Please return exactly the run of lines that begins with the line containing "Emit a component" and ends with the line containing "const INICIO_ANO = 2;", pictures excluded.

** start Records for processing **

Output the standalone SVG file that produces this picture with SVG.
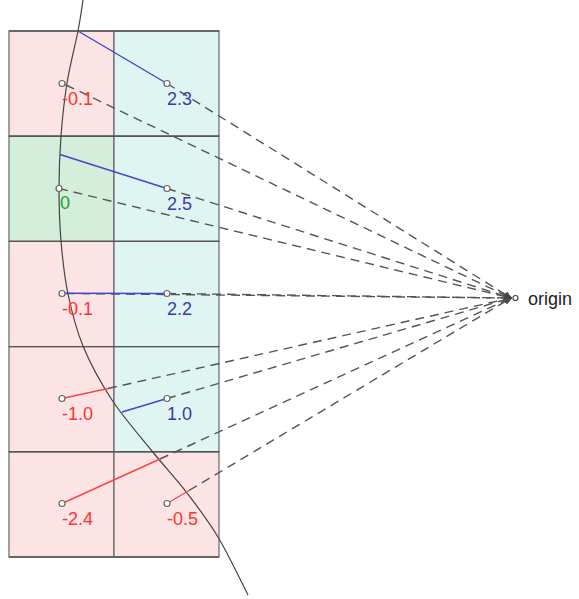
<svg xmlns="http://www.w3.org/2000/svg" width="579" height="599" viewBox="0 0 579 599">
<defs>
<marker id="arr" markerUnits="userSpaceOnUse" markerWidth="8" markerHeight="6" refX="7" refY="3" orient="auto">
<path d="M0,0 L7,3 L0,6" fill="none" stroke="#444" stroke-width="1.2"/>
</marker>
<style>
.pink{fill:#fde4e4}
.cyan{fill:#dff5f2}
.green{fill:#d3efdc}
.cell{stroke:#666;stroke-width:1.2}
.dash{fill:none;stroke:#555;stroke-width:1.4;stroke-dasharray:9,6;marker-end:url(#arr)}
.blue{stroke:#4444cc;stroke-width:1.4}
.red{stroke:#ff4444;stroke-width:1.4}
.pt{fill:#fff;stroke:#666;stroke-width:1.2}
text{font-family:"Liberation Sans",Arial,sans-serif;font-size:18px}
.tr{fill:#ff3333}
.tb{fill:#3a3aaa}
.tg{fill:#22a030}
</style>
</defs>
<rect width="579" height="599" fill="#fff"/>
<g id="cells">
<g id="cell-r0-left"><rect class="pink cell" x="9" y="31" width="105" height="105.2"/></g>
<g id="cell-r0-right"><rect class="cyan cell" x="114" y="31" width="105" height="105.2"/></g>
<g id="cell-r1-left"><rect class="green cell" x="9" y="136.2" width="105" height="105.2"/></g>
<g id="cell-r1-right"><rect class="cyan cell" x="114" y="136.2" width="105" height="105.2"/></g>
<g id="cell-r2-left"><rect class="pink cell" x="9" y="241.4" width="105" height="105.2"/></g>
<g id="cell-r2-right"><rect class="cyan cell" x="114" y="241.4" width="105" height="105.2"/></g>
<g id="cell-r3-left"><rect class="pink cell" x="9" y="346.6" width="105" height="105.2"/></g>
<g id="cell-r3-right"><rect class="cyan cell" x="114" y="346.6" width="105" height="105.2"/></g>
<g id="cell-r4-left"><rect class="pink cell" x="9" y="451.8" width="105" height="105.2"/></g>
<g id="cell-r4-right"><rect class="pink cell" x="114" y="451.8" width="105" height="105.2"/></g>
</g>
<g id="grid-lines" stroke="#555" stroke-width="1.4">
<line x1="9" y1="31" x2="219" y2="31"/>
<line x1="9" y1="136.2" x2="219" y2="136.2"/>
<line x1="9" y1="241.4" x2="219" y2="241.4"/>
<line x1="9" y1="346.6" x2="219" y2="346.6"/>
<line x1="9" y1="451.8" x2="219" y2="451.8"/>
<line x1="9" y1="557" x2="219" y2="557"/>
</g>
<g id="curve">
<path d="M83,0 C82.2,5.2 80.7,17.2 78,31 C75.3,44.8 69.8,65.5 67,83 C64.2,100.5 62.3,118.5 61,136 C59.7,153.5 59,170.5 59,188 C59,205.5 59.5,223.3 61,241 C62.5,258.7 64.3,276.5 68,294 C71.7,311.5 75.7,328.3 83,346 C90.3,363.7 100.5,382.5 112,400 C123.5,417.5 139.5,435.5 152,451 C164.5,466.5 176,478.7 187,493 C198,507.3 207.8,520 218,537 C228.2,554 243,585.3 248,595" fill="none" stroke="#444" stroke-width="1.2"/>
</g>
<g id="connectors">
<line class="dash" x1="66" y1="85" x2="511" y2="298"/>
<line class="dash" x1="167" y1="83.5" x2="511" y2="298"/>
<line class="dash" x1="59" y1="188.5" x2="511" y2="298"/>
<line class="dash" x1="167" y1="188.5" x2="511" y2="298"/>
<line class="dash" x1="66" y1="293.5" x2="511" y2="298"/>
<line class="dash" x1="167" y1="293.5" x2="511" y2="298"/>
<line class="dash" x1="108" y1="388.5" x2="511" y2="298"/>
<line class="dash" x1="167" y1="398.5" x2="511" y2="298"/>
<line class="dash" x1="160" y1="459" x2="511" y2="298"/>
<line class="dash" x1="189" y1="490.5" x2="511" y2="298"/>
<line class="blue" x1="78" y1="31" x2="167" y2="83.5"/>
<line class="blue" x1="60" y1="154.5" x2="167" y2="188.5"/>
<line class="blue" x1="64" y1="293.2" x2="167" y2="293.5"/>
<line class="blue" x1="122" y1="412" x2="167" y2="398.5"/>
<line class="red" x1="62" y1="83.5" x2="66" y2="85"/>
<line class="red" x1="62" y1="293.5" x2="66" y2="293.5"/>
<line class="red" x1="62" y1="398.5" x2="108" y2="388.5"/>
<line class="red" x1="62" y1="503.5" x2="160" y2="459"/>
<line class="red" x1="167" y1="503.5" x2="189" y2="490.5"/>
</g>
<g id="points">
<circle class="pt" cx="62" cy="83.5" r="3"/>
<circle class="pt" cx="167" cy="83.5" r="3"/>
<circle class="pt" cx="59" cy="188.5" r="3"/>
<circle class="pt" cx="167" cy="188.5" r="3"/>
<circle class="pt" cx="62" cy="293.5" r="3"/>
<circle class="pt" cx="167" cy="293.5" r="3"/>
<circle class="pt" cx="62" cy="398.5" r="3"/>
<circle class="pt" cx="167" cy="398.5" r="3"/>
<circle class="pt" cx="62" cy="503.5" r="3"/>
<circle class="pt" cx="167" cy="503.5" r="3"/>
</g>
<g id="labels">
<text class="tr" x="62" y="104.5">-0.1</text>
<text class="tb" x="167" y="104.5">2.3</text>
<text class="tg" x="60" y="208.5">0</text>
<text class="tb" x="167" y="209.5">2.5</text>
<text class="tr" x="62" y="314.5">-0.1</text>
<text class="tb" x="167" y="314.5">2.2</text>
<text class="tr" x="62" y="420">-1.0</text>
<text class="tb" x="167" y="420">1.0</text>
<text class="tr" x="62" y="525">-2.4</text>
<text class="tr" x="167" y="525">-0.5</text>
</g>
<g id="origin">
<circle cx="515.5" cy="298" r="2.5" fill="#fff" stroke="#444" stroke-width="1.2"/>
<text x="528" y="305" fill="#222">origin</text>
</g>
</svg>
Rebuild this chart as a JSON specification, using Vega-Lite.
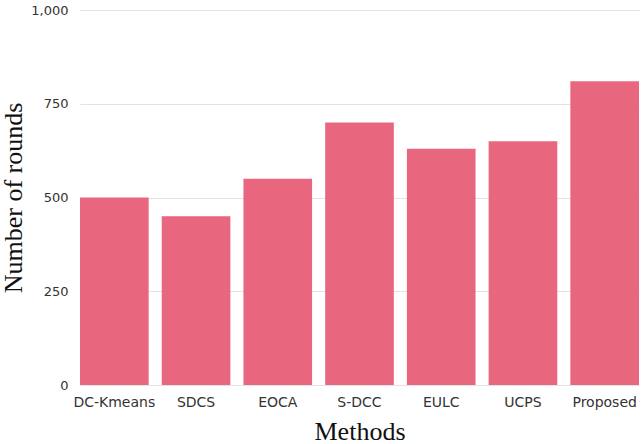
{
  "$schema": "https://vega.github.io/schema/vega-lite/v6.json",
  "width": 644,
  "height": 444,
  "autosize": {"type": "fit", "contains": "padding"},
  "padding": {"left": 0, "top": 4, "right": 5, "bottom": 0},
  "background": "white",
  "data": {
    "values": [
      {"method": "DC-Kmeans", "rounds": 500},
      {"method": "SDCS", "rounds": 450},
      {"method": "EOCA", "rounds": 550},
      {"method": "S-DCC", "rounds": 700},
      {"method": "EULC", "rounds": 630},
      {"method": "UCPS", "rounds": 650},
      {"method": "Proposed", "rounds": 810}
    ]
  },
  "mark": {"type": "bar", "color": "#E9667F"},
  "encoding": {
    "x": {
      "field": "method",
      "type": "nominal",
      "sort": null,
      "title": "Methods",
      "scale": {"paddingInner": 0.16, "paddingOuter": 0},
      "axis": {
        "labelAngle": 0,
        "domain": false,
        "ticks": false,
        "labelFont": "DejaVu Sans",
        "labelFontSize": 14,
        "labelColor": "#333333",
        "labelPadding": 10,
        "titleFont": "Liberation Serif",
        "titleFontSize": 26,
        "titleFontWeight": "normal",
        "titleColor": "#111111",
        "titlePadding": 9
      }
    },
    "y": {
      "field": "rounds",
      "type": "quantitative",
      "title": "Number of rounds",
      "scale": {"domain": [0, 1000]},
      "axis": {
        "values": [0, 250, 500, 750, 1000],
        "format": ",d",
        "domain": false,
        "ticks": false,
        "gridColor": "#e3e3e3",
        "labelFont": "DejaVu Sans",
        "labelFontSize": 13,
        "labelColor": "#333333",
        "labelPadding": 12,
        "titleFont": "Liberation Serif",
        "titleFontSize": 26,
        "titleFontWeight": "normal",
        "titleColor": "#111111",
        "titlePadding": 4
      }
    }
  },
  "config": {"view": {"stroke": null}}
}
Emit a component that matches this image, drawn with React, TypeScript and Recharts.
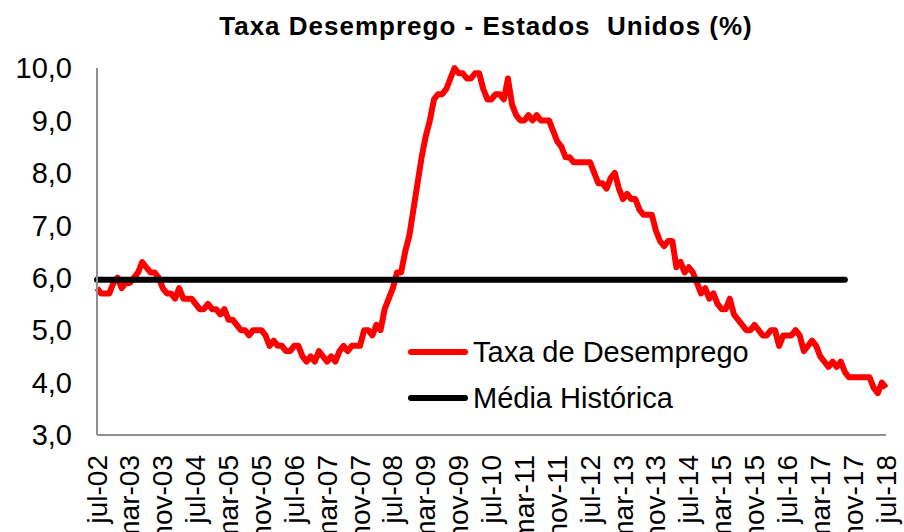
import { Legend, Line, LineChart, XAxis, YAxis } from "recharts";

const FONT = '"Liberation Sans", Arial, sans-serif';
const RED = "#ff0000";
const BLACK = "#000000";
const AXIS = "#909090";

// meses em português, série começa em jul-02
const MESES = ["jan", "fev", "mar", "abr", "mai", "jun", "jul", "ago", "set", "out", "nov", "dez"];
const INICIO_MES = 6;
const INICIO_ANO = 2;

// taxa de desemprego mensal (%), jul-02 .. jul-18
const TAXA = [
  5.8, 5.7, 5.7, 5.7, 5.9, 6.0,
  5.8, 5.9, 5.9, 6.0, 6.1, 6.3, 6.2, 6.1, 6.1, 6.0, 5.8, 5.7,
  5.7, 5.6, 5.8, 5.6, 5.6, 5.6, 5.5, 5.4, 5.4, 5.5, 5.4, 5.4,
  5.3, 5.4, 5.2, 5.2, 5.1, 5.0, 5.0, 4.9, 5.0, 5.0, 5.0, 4.9,
  4.7, 4.8, 4.7, 4.7, 4.6, 4.6, 4.7, 4.7, 4.5, 4.4, 4.5, 4.4,
  4.6, 4.5, 4.4, 4.5, 4.4, 4.6, 4.7, 4.6, 4.7, 4.7, 4.7, 5.0,
  5.0, 4.9, 5.1, 5.0, 5.4, 5.6, 5.8, 6.1, 6.1, 6.5, 6.8, 7.3,
  7.8, 8.3, 8.7, 9.0, 9.4, 9.5, 9.5, 9.6, 9.8, 10.0, 9.9, 9.9,
  9.8, 9.8, 9.9, 9.9, 9.6, 9.4, 9.4, 9.5, 9.5, 9.4, 9.8, 9.3,
  9.1, 9.0, 9.0, 9.1, 9.0, 9.1, 9.0, 9.0, 9.0, 8.8, 8.6, 8.5,
  8.3, 8.3, 8.2, 8.2, 8.2, 8.2, 8.2, 8.0, 7.8, 7.8, 7.7, 7.9,
  8.0, 7.7, 7.5, 7.6, 7.5, 7.5, 7.3, 7.2, 7.2, 7.2, 6.9, 6.7,
  6.6, 6.7, 6.7, 6.2, 6.3, 6.1, 6.2, 6.1, 5.9, 5.7, 5.8, 5.6,
  5.7, 5.5, 5.4, 5.4, 5.6, 5.3, 5.2, 5.1, 5.0, 5.0, 5.1, 5.0,
  4.9, 4.9, 5.0, 5.0, 4.7, 4.9, 4.9, 4.9, 5.0, 4.9, 4.6, 4.7,
  4.8, 4.7, 4.5, 4.4, 4.3, 4.4, 4.3, 4.4, 4.2, 4.1, 4.1, 4.1,
  4.1, 4.1, 4.1, 3.9, 3.8, 4.0, 3.9,
];

// média histórica, desenhada até set-17
const MEDIA = 5.96;
const MEDIA_FIM = "set-17";

const Y_TICKS = [3, 4, 5, 6, 7, 8, 9, 10];

const SERIES = [
  { key: "taxa", name: "Taxa de Desemprego", color: RED },
  { key: "media", name: "Média Histórica", color: BLACK },
];

const meses = TAXA.map((_, i) => {
  const m = INICIO_MES + i;
  const ano = INICIO_ANO + Math.floor(m / 12);
  return `${MESES[m % 12]}-${String(ano).padStart(2, "0")}`;
});
const fimMedia = meses.indexOf(MEDIA_FIM);
const rows = meses.map((mes, i) => ({
  mes,
  taxa: TAXA[i],
  media: i <= fimMedia ? MEDIA : null,
}));

const fmt = (v: number) => v.toFixed(1).replace(".", ",");

function MesTick({ x, y, payload }: { x: number; y: number; payload: { value: string } }) {
  return (
    <text
      transform={`translate(${x},${y}) rotate(-90)`}
      textAnchor="end"
      dominantBaseline="central"
      fontSize={28}
      fontFamily={FONT}
      fill="#000"
    >
      {payload.value}
    </text>
  );
}

function Legenda() {
  return (
    <div style={{ fontFamily: FONT, fontSize: 29, color: "#000" }}>
      {SERIES.map((s) => (
        <div key={s.key} style={{ display: "flex", alignItems: "center", height: 46 }}>
          <svg width={60} height={10} style={{ display: "block" }}>
            <line x1={3} y1={5} x2={57} y2={5} stroke={s.color} strokeWidth={6} strokeLinecap="round" />
          </svg>
          <span style={{ marginLeft: 5, lineHeight: 1 }}>{s.name}</span>
        </div>
      ))}
    </div>
  );
}

export default function App() {
  return (
    <div
      style={{
        position: "absolute",
        left: 0,
        top: 0,
        width: 904,
        height: 532,
        background: "#fff",
        fontFamily: FONT,
      }}
    >
      <div
        style={{
          position: "absolute",
          left: 486,
          top: 13,
          transform: "translateX(-50%)",
          fontSize: 26,
          lineHeight: 1,
          fontWeight: "bold",
          letterSpacing: 1,
          whiteSpace: "pre",
          color: "#000",
        }}
      >
        {"Taxa Desemprego - Estados  Unidos (%)"}
      </div>
      <LineChart width={904} height={532} data={rows} margin={{ top: 68, right: 18, bottom: 0, left: 0 }}>
        <XAxis
          dataKey="mes"
          interval={7}
          height={97}
          tickLine={false}
          tickSize={0}
          tickMargin={20}
          axisLine={{ stroke: AXIS, strokeWidth: 2 }}
          tick={(p: any) => <MesTick {...p} />}
        />
        <YAxis
          domain={[3, 10]}
          ticks={Y_TICKS}
          width={97}
          tickLine={false}
          tickSize={0}
          tickMargin={25}
          tickFormatter={fmt}
          axisLine={{ stroke: AXIS, strokeWidth: 2 }}
          tick={{ fill: "#000", fontSize: 29, fontFamily: FONT }}
        />
        <Legend
          layout="vertical"
          align="center"
          verticalAlign="middle"
          content={() => <Legenda />}
          wrapperStyle={{ left: 408, top: 329, width: "auto", height: "auto" }}
        />
        <Line
          dataKey="taxa"
          name="Taxa de Desemprego"
          type="linear"
          stroke={RED}
          strokeWidth={6}
          strokeLinejoin="round"
          dot={false}
          activeDot={false}
          isAnimationActive={false}
        />
        <Line
          dataKey="media"
          name="Média Histórica"
          type="linear"
          stroke={BLACK}
          strokeWidth={6}
          strokeLinecap="round"
          dot={false}
          activeDot={false}
          isAnimationActive={false}
        />
      </LineChart>
    </div>
  );
}
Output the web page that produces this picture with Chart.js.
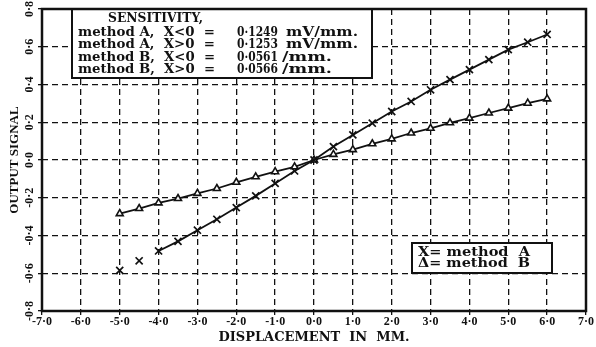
<!DOCTYPE html>
<html>
<head>
<meta charset="utf-8">
<script src="https://cdn.jsdelivr.net/npm/chart.js@4/dist/chart.umd.min.js"></script>
<style>
  html, body { margin: 0; padding: 0; background: #fff; }
  canvas { display: block; }
</style>
</head>
<body>
<canvas id="chart" width="596" height="347"></canvas>
<script>
// Displacement (mm) of each reading
const displacement = [-5.0, -4.5, -4.0, -3.5, -3.0, -2.5, -2.0, -1.5, -1.0, -0.5, 0.0,
                      0.5, 1.0, 1.5, 2.0, 2.5, 3.0, 3.5, 4.0, 4.5, 5.0, 5.5, 6.0];
// Output signal, method A
const methodA = [-0.585, -0.534, -0.482, -0.431, -0.372, -0.314, -0.252, -0.190, -0.124, -0.058, 0.0,
                 0.071, 0.133, 0.195, 0.257, 0.310, 0.372, 0.426, 0.479, 0.532, 0.585, 0.624, 0.665];
// Output signal, method B
const methodB = [-0.284, -0.257, -0.227, -0.204, -0.177, -0.151, -0.118, -0.089, -0.062, -0.036, 0.0,
                 0.030, 0.055, 0.086, 0.112, 0.143, 0.168, 0.197, 0.222, 0.249, 0.275, 0.301, 0.324];
// Method A readings drawn as loose points before the line begins
const methodALineStart = 2;

// Tick labels
const xTickLabels = ['-7·0', '-6·0', '-5·0', '-4·0', '-3·0', '-2·0', '-1·0', '0·0',
                     '1·0', '2·0', '3·0', '4·0', '5·0', '6·0', '7·0'];
const yTickLabels = ['-0·8', '-0·6', '-0·4', '-0·2', '0·0', '0·2', '0·4', '0·6', '0·8'];

// Sensitivity key
const sensitivityTitle = 'SENSITIVITY,';
const sensitivityNames = ['method A,  X<0  =', 'method A,  X>0  =', 'method B,  X<0  =', 'method B,  X>0  ='];
const sensitivityValues = ['0·1249', '0·1253', '0·0561', '0·0566'];
const sensitivityUnits = ['mV/mm.', 'mV/mm.', '/mm.', '/mm.'];
// Marker key
const markerKey = ['X= method  A', 'Δ= method  B'];

const INK = '#111';
const SERIF = '"DejaVu Serif", "Liberation Serif", serif';
const TICK_FONT = { family: '"Liberation Serif", serif', size: 12, weight: 'bold' };

function fitText(ctx, str, x, y, w) {
  const m = ctx.measureText(str).width;
  ctx.save();
  ctx.translate(x, y);
  ctx.scale(w / m, 1);
  ctx.fillText(str, 0, 0);
  ctx.restore();
}

function box(ctx, x, y, w, h) {
  ctx.fillStyle = '#fff';
  ctx.fillRect(x, y, w, h);
  ctx.lineWidth = 2;
  ctx.strokeStyle = INK;
  ctx.strokeRect(x, y, w, h);
}

const keysAndFrame = {
  id: 'keysAndFrame',
  afterDraw(chart) {
    const ctx = chart.ctx;
    const a = chart.chartArea;
    ctx.save();

    // sensitivity key
    box(ctx, 72, a.top, 300, 69);
    ctx.fillStyle = INK;
    ctx.textBaseline = 'middle';
    ctx.textAlign = 'left';
    ctx.font = 'bold 12px ' + SERIF;
    fitText(ctx, sensitivityTitle, 108, 19, 95);
    const rowY = [32.5, 45, 57.5, 70];
    sensitivityNames.forEach((name, i) => {
      fitText(ctx, name, 78, rowY[i], 137);
      fitText(ctx, sensitivityValues[i], 237, rowY[i], 41);
      if (i < 2) fitText(ctx, sensitivityUnits[i], 286, rowY[i], 72);
      else fitText(ctx, sensitivityUnits[i], 282, rowY[i], 50);
    });

    // marker key
    box(ctx, 412, 243, 140, 30);
    ctx.fillStyle = INK;
    ctx.font = 'bold 12px ' + SERIF;
    fitText(ctx, markerKey[0], 418, 252.5, 112);
    fitText(ctx, markerKey[1], 418, 264, 112);

    // plot frame
    ctx.lineWidth = 2.5;
    ctx.strokeStyle = INK;
    ctx.strokeRect(a.left, a.top, a.right - a.left, a.bottom - a.top);
    ctx.restore();
  }
};

const pointsA = displacement.map((x, i) => ({ x, y: methodA[i] }));
const pointsB = displacement.map((x, i) => ({ x, y: methodB[i] }));

new Chart(document.getElementById('chart'), {
  type: 'line',
  data: {
    datasets: [
      {
        label: 'method A',
        data: pointsA,
        borderColor: INK,
        borderWidth: 1.8,
        pointStyle: 'crossRot',
        pointRadius: 5,
        pointBorderWidth: 1.7,
        pointBorderColor: INK,
        pointBackgroundColor: INK,
        tension: 0,
        segment: {
          borderColor: c => (c.p1DataIndex <= methodALineStart ? 'rgba(0,0,0,0)' : INK)
        }
      },
      {
        label: 'method B',
        data: pointsB,
        borderColor: INK,
        borderWidth: 1.8,
        pointStyle: 'triangle',
        pointRadius: 4,
        pointBorderWidth: 1.6,
        pointBorderColor: INK,
        pointBackgroundColor: '#fff',
        tension: 0
      }
    ]
  },
  options: {
    responsive: false,
    animation: false,
    events: [],
    layout: { padding: { top: 9, right: 10, left: 0, bottom: 0 } },
    plugins: { legend: { display: false }, tooltip: { enabled: false } },
    scales: {
      x: {
        type: 'linear',
        min: -7,
        max: 7,
        ticks: {
          stepSize: 1,
          autoSkip: false,
          maxRotation: 0,
          padding: 0,
          color: INK,
          font: TICK_FONT,
          callback: (v, i) => xTickLabels[i]
        },
        grid: { color: INK, lineWidth: 1.3, tickLength: 4, tickColor: INK, tickWidth: 1.3 },
        border: { display: false, dash: [6, 4] },
        title: {
          display: true,
          text: 'DISPLACEMENT  IN  MM.',
          color: INK,
          font: { family: SERIF, size: 13, weight: 'bold' },
          padding: { top: 0, bottom: 2 }
        },
        afterFit: s => { s.height = 36; }
      },
      y: {
        type: 'linear',
        min: -0.8,
        max: 0.8,
        ticks: {
          stepSize: 0.2,
          autoSkip: false,
          minRotation: 90,
          maxRotation: 90,
          crossAlign: 'center',
          padding: -2,
          color: INK,
          font: TICK_FONT,
          callback: (v, i) => yTickLabels[i]
        },
        grid: { color: INK, lineWidth: 1.3, tickLength: 4, tickColor: INK, tickWidth: 1.3 },
        border: { display: false, dash: [6, 4] },
        title: {
          display: true,
          text: 'OUTPUT SIGNAL',
          color: INK,
          font: { family: '"Liberation Serif", serif', size: 13, weight: 'bold' },
          padding: { top: 7, bottom: 0 }
        },
        afterFit: s => { s.width = 42; }
      }
    }
  },
  plugins: [keysAndFrame]
});
</script>
</body>
</html>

** end Records for processing **

Solution for this problem:
Emit a component that matches this image, drawn with React, TypeScript and Recharts.
import { Legend, Line, LineChart, XAxis, YAxis } from "recharts";

const FONT = '"Liberation Sans", Arial, sans-serif';
const RED = "#ff0000";
const BLACK = "#000000";
const AXIS = "#909090";

// meses em português, série começa em jul-02
const MESES = ["jan", "fev", "mar", "abr", "mai", "jun", "jul", "ago", "set", "out", "nov", "dez"];
const INICIO_MES = 6;
const INICIO_ANO = 2;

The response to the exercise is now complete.